No final de 1954, Carmen está à beira de um colapso. Como último recurso, sua família, apoiada pelos médicos, resolvem a trazer de volta ao Brasil, ainda que para uma curta estada.
Em dezembro de 54, a estrela volta ao país após 14 anos. Se isola no Copacabana Palace onde, aos poucos, em contato com os velhos amigos e o ambiente de sua terra, parece recobrar o ânimo.
No início do ano já é vista em festas e concede rápidas entrevistas à imprensa. Conhece o maracanã e alguns dos novos cantores que despontaram após sua partida, reencontra os velhos companheiros, enfim, retorna à vida. Participa ativamente do carnaval de 1955, quando é saudada pelo público como nunca tivesse se afastado. Esse banho de vitalidade, leva alguns de seus familiares e amigos a pedirem pelo seu retorno definitivo. Era difícil. Existiam vários compromissos já agendados nos EUA. Era preciso retornar à roda viva do show business.
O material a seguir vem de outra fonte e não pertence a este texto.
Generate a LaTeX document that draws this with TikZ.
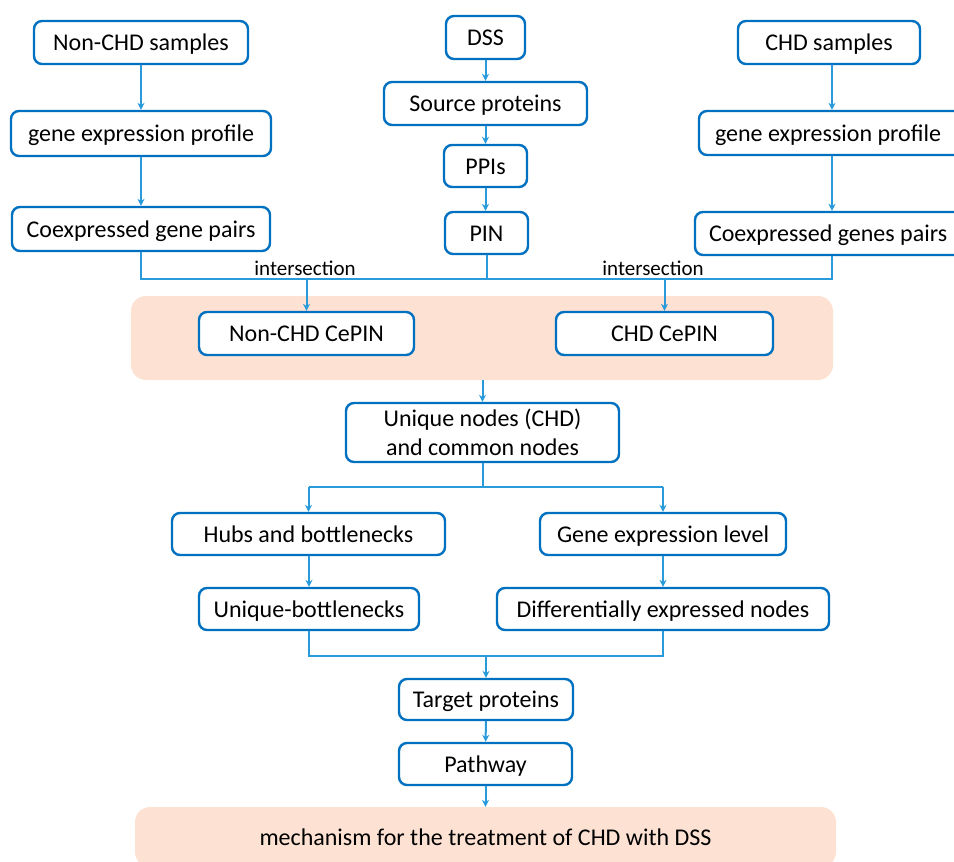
\documentclass[tikz,border=0pt]{standalone}
\usepackage{fontspec}
\setmainfont{Carlito}
\usetikzlibrary{arrows.meta}
\definecolor{boxblue}{RGB}{0,112,192}
\definecolor{lineblue}{RGB}{41,155,219}
\definecolor{peach}{RGB}{253,226,211}
\begin{document}
\begin{tikzpicture}[x=1pt,y=-1pt,
  box/.style={draw=boxblue, line width=2.4pt, rounded corners=8pt, fill=white, inner sep=0pt,
    font=\fontsize{24}{29}\selectfont, align=center},
  sbox/.style={box, text height=21pt, text depth=5pt},
  region/.style={fill=peach, rounded corners=15pt, inner sep=0pt, font=\fontsize{24}{29}\selectfont},
  conn/.style={draw=lineblue, line width=2pt},
  arr/.style={conn, -{Stealth[length=7pt,width=7pt]}},
  lbl/.style={font=\fontsize{21}{25}\selectfont, inner sep=0pt}]
\useasboundingbox (0,0) rectangle (954,862);
\clip (0,0) rectangle (954,862);

% regions
\node[region, minimum width=702pt, minimum height=84pt] (reg1) at (482,338) {};
\node[region, minimum width=701pt, minimum height=60pt, text height=21pt, text depth=5pt] (reg2) at (485.5,837) {mechanism for the treatment of CHD with DSS};

% left column
\node[sbox, minimum width=214pt, minimum height=43pt] (nonS) at (141,42.5) {Non-CHD samples};
\node[sbox, minimum width=260pt, minimum height=45pt] (geL) at (141,133.5) {gene expression profile};
\node[sbox, minimum width=258pt, minimum height=44pt] (coL) at (141,229) {Coexpressed gene pairs};

% middle column
\node[sbox, minimum width=79pt, minimum height=43pt] (dss) at (485.5,37.5) {DSS};
\node[sbox, minimum width=203pt, minimum height=43pt] (src) at (485.5,103.5) {Source proteins};
\node[sbox, minimum width=83pt, minimum height=42pt] (ppi) at (485.5,166) {PPIs};
\node[sbox, minimum width=83pt, minimum height=42pt] (pin) at (486.5,233) {PIN};

% right column
\node[sbox, minimum width=182pt, minimum height=43pt] (chdS) at (829,42.5) {CHD samples};
\node[sbox, minimum width=266pt, minimum height=44pt, text width=234pt, align=flush left] (geR) at (832,133) {gene expression profile};
\node[sbox, minimum width=274pt, minimum height=43pt, text width=246pt, align=flush left] (coR) at (832,233.5) {Coexpressed genes pairs};

% CePIN
\node[sbox, minimum width=215pt, minimum height=43pt] (ncp) at (306.5,333.5) {Non-CHD CePIN};
\node[sbox, minimum width=217pt, minimum height=43pt] (ccp) at (664.5,333.5) {CHD CePIN};

% lower part
\node[box, minimum width=273pt, minimum height=59pt] (uniq) at (482.5,432.5) {Unique nodes (CHD)\\and common nodes};
\node[sbox, minimum width=273pt, minimum height=42pt] (hubs) at (308.5,534) {Hubs and bottlenecks};
\node[sbox, minimum width=246pt, minimum height=42pt] (gel) at (663,534) {Gene expression level};
\node[sbox, minimum width=220pt, minimum height=42pt] (ub) at (309,609) {Unique-bottlenecks};
\node[sbox, minimum width=332pt, minimum height=42pt] (den) at (663,609) {Differentially expressed nodes};
\node[sbox, minimum width=174pt, minimum height=41pt] (tp) at (486,699.5) {Target proteins};
\node[sbox, minimum width=173pt, minimum height=42pt] (pw) at (485.5,764) {Pathway};

% top arrows
\draw[arr] (nonS) -- (geL);
\draw[arr] (geL) -- (coL);
\draw[arr] (dss) -- (src);
\draw[arr] (src) -- (ppi);
\draw[arr] (ppi.south) -- (ppi.south |- pin.north);
\draw[arr] (chdS.south -| geR.north) -- (geR.north);
\draw[arr] (geR) -- (coR);

% intersection bus
\coordinate (bus1) at (0,279);
\draw[conn] (coL.south) -- (coL.south |- bus1) -- (coR.south |- bus1) -- (coR.south);
\draw[conn] (pin.south) -- (pin.south |- bus1);
\draw[arr] (ncp.north |- bus1) -- (ncp.north);
\draw[arr] (ccp.north |- bus1) -- (ccp.north);
\node[lbl] (int1) at (305,268) {intersection};
\node[lbl] (int2) at (653,268) {intersection};

% region to unique
\draw[arr] (uniq.north |- reg1.south) -- (uniq.north);

% branch
\coordinate (bus2) at (0,487);
\draw[conn] (uniq.south) -- (uniq.south |- bus2);
\draw[conn] (hubs.north |- bus2) -- (gel.north |- bus2);
\draw[arr] (hubs.north |- bus2) -- (hubs.north);
\draw[arr] (gel.north |- bus2) -- (gel.north);
\draw[arr] (hubs.south -| ub.north) -- (ub.north);
\draw[arr] (gel) -- (den);

% merge
\coordinate (bus3) at (0,656);
\draw[conn] (ub.south) -- (ub.south |- bus3) -- (den.south |- bus3) -- (den.south);
\draw[arr] (tp.north |- bus3) -- (tp.north);
\draw[arr] (tp) -- (pw);
\draw[arr] (pw.south) -- (pw.south |- reg2.north);
\end{tikzpicture}
\end{document}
Além desses compromissos, havia ainda um pequeno detalhe que poderia vir a ser o renascimento profissional de Carmen Miranda. Nos anos 50, a televisão rapidamente se popularizava. Velhos astros do cinema, já sem espaço nos estúdios, migravam para a nova mídia com grande sucesso. A personalidade exuberante de Carmen parecia talhada à perfeição para o revolucionário veículo. A migração de sua carreira para a telinha parecia um caminho natural.
Infelizmente o que parecia ser o seu novo palco, foi testemunha do seu canto do cisne. Em 4 de agosto de 1955, uma sexta feira, Carmen gravava ao lado do anfitrião, uma participação especial no Jimmy Durante Show, transmitido pela NBC. Em meio a uma dança com o apresentador , Carmen para e cai. A orquestra interrompe a música, Carmen leva mão ao peito e reclama de falta de ar. A gravação logo recomeça, se encerrando com Carmen saindo por uma porta. Seria sua última imagem viva. Naquela madrugada, a cantora morreria em sua casa. Foi encontrada caída em seu quarto, segurando um espelho quebrado.
Seria enterrada uma semana depois, no cemitério São João Batista, no Rio de Janeiro. Em uma das maiores manifestações populares da história da cidade.